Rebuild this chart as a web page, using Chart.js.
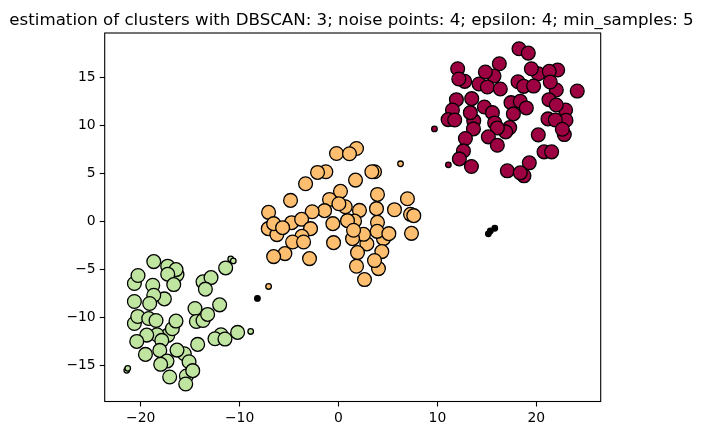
<!DOCTYPE html>
<html>
<head>
<meta charset="utf-8">
<title>DBSCAN clusters</title>
<script src="https://cdn.jsdelivr.net/npm/chart.js@4/dist/chart.umd.min.js"></script>
<style>
    html, body { margin: 0; padding: 0; background: #fff; }
    canvas { display: block; }
</style>
</head>
<body>
<canvas id="chart" width="703" height="435"></canvas>
<script>
const titleText = 'estimation of clusters with DBSCAN: 3; noise points: 4; epsilon: 4; min_samples: 5';
const xTicks = [-20, -10, 0, 10, 20];
const yTicks = [-15, -10, -5, 0, 5, 10, 15];

// core points, [x, y]
const redCore = [[18.25,17.96],[19.19,17.51],[12.05,15.88],[16.26,16.40],[15.72,15.12],[14.85,15.54],[20.20,15.36],[19.50,15.88],[22.16,15.75],[21.31,15.61],
    [12.76,14.57],[12.16,14.81],[14.21,14.29],[15.05,13.98],[16.36,13.77],[18.15,14.53],[18.72,14.05],[19.73,14.08],[22.02,13.67],[21.41,14.50],[24.14,13.56],
    [11.92,12.66],[13.47,12.77],[17.44,12.35],[18.38,12.49],[21.28,12.66],[22.96,11.59],[22.02,12.11],[14.75,11.90],[18.99,11.80],[11.52,11.59],[13.67,10.48],[13.33,11.31],
    [15.56,11.31],[17.68,11.18],[11.08,10.59],[11.75,10.55],[21.18,10.66],[23.00,10.52],[21.92,10.55],[15.79,10.24],[17.31,9.76],[16.90,9.31],[16.06,9.72],[13.64,9.62],
    [22.83,9.03],[22.63,9.58],[15.15,8.79],[20.20,9.00],[12.83,8.62],[16.06,7.92],[12.63,7.33],[20.78,7.23],[21.55,7.23],[12.22,6.50],[13.44,5.71],[19.29,6.09],
    [17.07,5.26],[18.75,4.74],[18.38,5.05]];
const redEdge = [[9.70,9.62],[11.11,5.88]];

const orangeCore = [[1.82,7.58],[-0.20,7.06],[1.11,7.03],[-1.28,5.16],[-2.12,5.09],[-3.33,3.91],[1.72,4.29],[3.64,5.16],[3.37,5.16],[0.20,3.12],[3.94,2.80],[6.97,2.35],
    [-4.85,2.18],[0.68,1.52],[-0.91,2.28],[0.04,1.83],[2.12,1.14],[3.84,1.32],[5.66,1.21],[-1.41,1.11],[-2.66,1.00],[-7.07,0.94],[7.28,0.73],[7.61,0.59],[-4.74,-0.14],
    [-3.73,0.21],[-7.10,-0.76],[-6.23,-1.38],[-6.56,-0.24],[-5.65,-0.66],[-2.83,-0.76],[-0.57,-0.24],[1.62,0.03],[0.91,0.07],[3.94,-0.10],[4.55,-1.80],[3.91,-1.04],
    [2.87,-2.35],[2.53,-1.35],[1.42,-1.80],[1.52,-0.93],[5.09,-1.28],[7.38,-1.25],[-3.70,-1.56],[-4.64,-2.15],[-3.53,-2.15],[-0.50,-2.22],[4.38,-3.15],[1.92,-3.25],
    [-5.42,-3.36],[-6.56,-3.67],[-2.93,-3.88],[4.04,-4.92],[3.64,-4.08],[1.82,-4.67],[2.63,-6.06]];
const orangeEdge = [[-7.07,-6.78],[6.27,5.99]];

const greenCore = [[-18.68,-4.19],[-17.27,-4.67],[-16.33,-5.54],[-16.43,-5.02],[-17.27,-5.50],[-20.64,-6.47],[-20.27,-5.64],[-18.78,-6.65],[-16.66,-6.58],[-17.61,-8.07],[-18.68,-7.69],
    [-20.64,-8.34],[-19.09,-8.55],[-20.64,-10.63],[-20.30,-9.90],[-19.19,-10.11],[-18.45,-10.32],[-17.27,-11.87],[-16.80,-11.18],[-16.43,-10.38],[-18.35,-11.80],[-19.39,-11.84],
    [-20.40,-12.50],[-17.87,-12.39],[-18.07,-13.43],[-19.52,-13.85],[-15.59,-13.78],[-16.33,-13.40],[-15.11,-14.61],[-17.34,-14.54],[-17.98,-14.88],[-15.38,-16.10],[-14.74,-15.54],
    [-17.07,-16.20],[-15.45,-16.93],[-14.24,-12.81],[-14.51,-9.07],[-14.37,-10.42],[-13.70,-10.32],[-13.23,-9.69],[-12.02,-8.69],[-13.70,-6.30],[-12.89,-5.85],[-13.46,-7.06],
    [-11.41,-4.85],[-11.88,-11.80],[-12.49,-12.22],[-11.48,-12.25],[-10.20,-11.56]];
const greenEdge = [[-10.90,-3.91],[-10.64,-4.12],[-8.88,-11.46],[-21.41,-15.51],[-21.31,-15.30]];

const noisePoints = [[-8.20,-8.02],[15.80,-0.72],[15.35,-1.00],[15.15,-1.30]];

function toPoints(rows) {
    return rows.map(r => ({ x: r[0], y: r[1] }));
}

// matplotlib draws in call order, chart.js draws higher "order" first
function pointSet(label, rows, color, radius, drawOrder) {
    return {
        label: label,
        data: toPoints(rows),
        backgroundColor: color,
        borderColor: '#000',
        borderWidth: 1.3,
        pointRadius: radius,
        pointHoverRadius: radius,
        order: drawOrder
    };
}

const frame = {
    id: 'frame',
    afterDraw(chart) {
        const a = chart.chartArea;
        const ctx = chart.ctx;
        ctx.save();
        ctx.strokeStyle = '#000';
        ctx.lineWidth = 1.1;
        ctx.strokeRect(a.left, a.top, a.right - a.left, a.bottom - a.top);
        ctx.restore();
    }
};

function tickLabel(v) {
    return String(v).replace('-', '\u2212');
}

new Chart(document.getElementById('chart'), {
    type: 'scatter',
    plugins: [frame],
    data: {
        datasets: [
            pointSet('noise', noisePoints, '#000000', 2.78, 1),
            pointSet('cluster 3 edge', greenEdge, '#bfe5a0', 2.78, 2),
            pointSet('cluster 3', greenCore, '#bfe5a0', 6.9, 3),
            pointSet('cluster 2 edge', orangeEdge, '#fdbf6f', 2.78, 4),
            pointSet('cluster 2', orangeCore, '#fdbf6f', 6.9, 5),
            pointSet('cluster 1 edge', redEdge, '#9e0142', 2.78, 6),
            pointSet('cluster 1', redCore, '#9e0142', 6.9, 7)
        ]
    },
    options: {
        responsive: false,
        animation: false,
        devicePixelRatio: 1,
        plugins: {
            legend: { display: false },
            tooltip: { enabled: false },
            title: {
                display: true,
                text: titleText,
                color: '#000',
                font: { family: '"DejaVu Sans"', size: 16.67, weight: 'normal', lineHeight: 1.2 },
                padding: { top: 11, bottom: 2 }
            }
        },
        scales: {
            x: {
                type: 'linear',
                min: -23.64,
                max: 26.51,
                afterBuildTicks(scale) { scale.ticks = xTicks.map(v => ({ value: v })); },
                afterFit(scale) { scale.height = 33.5; },
                border: { display: false },
                grid: { drawOnChartArea: false, tickColor: '#000', tickLength: 5, tickWidth: 1.1 },
                ticks: {
                    color: '#000',
                    font: { family: '"DejaVu Sans"', size: 13.9 },
                    padding: 4,
                    maxRotation: 0,
                    autoSkip: false,
                    callback: tickLabel
                }
            },
            y: {
                type: 'linear',
                min: -18.75,
                max: 19.6,
                afterBuildTicks(scale) { scale.ticks = yTicks.map(v => ({ value: v })); },
                afterFit(scale) { scale.width = 104.7; },
                border: { display: false },
                grid: { drawOnChartArea: false, tickColor: '#000', tickLength: 5, tickWidth: 1.1 },
                ticks: {
                    color: '#000',
                    font: { family: '"DejaVu Sans"', size: 13.9 },
                    padding: 4,
                    autoSkip: false,
                    callback: tickLabel
                }
            },
            // empty axis, only keeps the white margin right of the plot
            spacer: {
                type: 'linear',
                position: 'right',
                afterFit(scale) { scale.width = 102.3; },
                border: { display: false },
                grid: { display: false },
                ticks: { display: false }
            }
        }
    }
});
</script>
</body>
</html>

• Goal: From the top of the listing above, repeat each line exactly until you reach the line containing "const yTicks = [-15, -10, -5, 0, 5, 10, 15];", and repeat that one too. Leave the pictures out.

• Finished exercise:
Rebuild this chart as a web page, using Chart.js.
<!DOCTYPE html>
<html>
<head>
<meta charset="utf-8">
<title>DBSCAN clusters</title>
<script src="https://cdn.jsdelivr.net/npm/chart.js@4/dist/chart.umd.min.js"></script>
<style>
    html, body { margin: 0; padding: 0; background: #fff; }
    canvas { display: block; }
</style>
</head>
<body>
<canvas id="chart" width="703" height="435"></canvas>
<script>
const titleText = 'estimation of clusters with DBSCAN: 3; noise points: 4; epsilon: 4; min_samples: 5';
const xTicks = [-20, -10, 0, 10, 20];
const yTicks = [-15, -10, -5, 0, 5, 10, 15];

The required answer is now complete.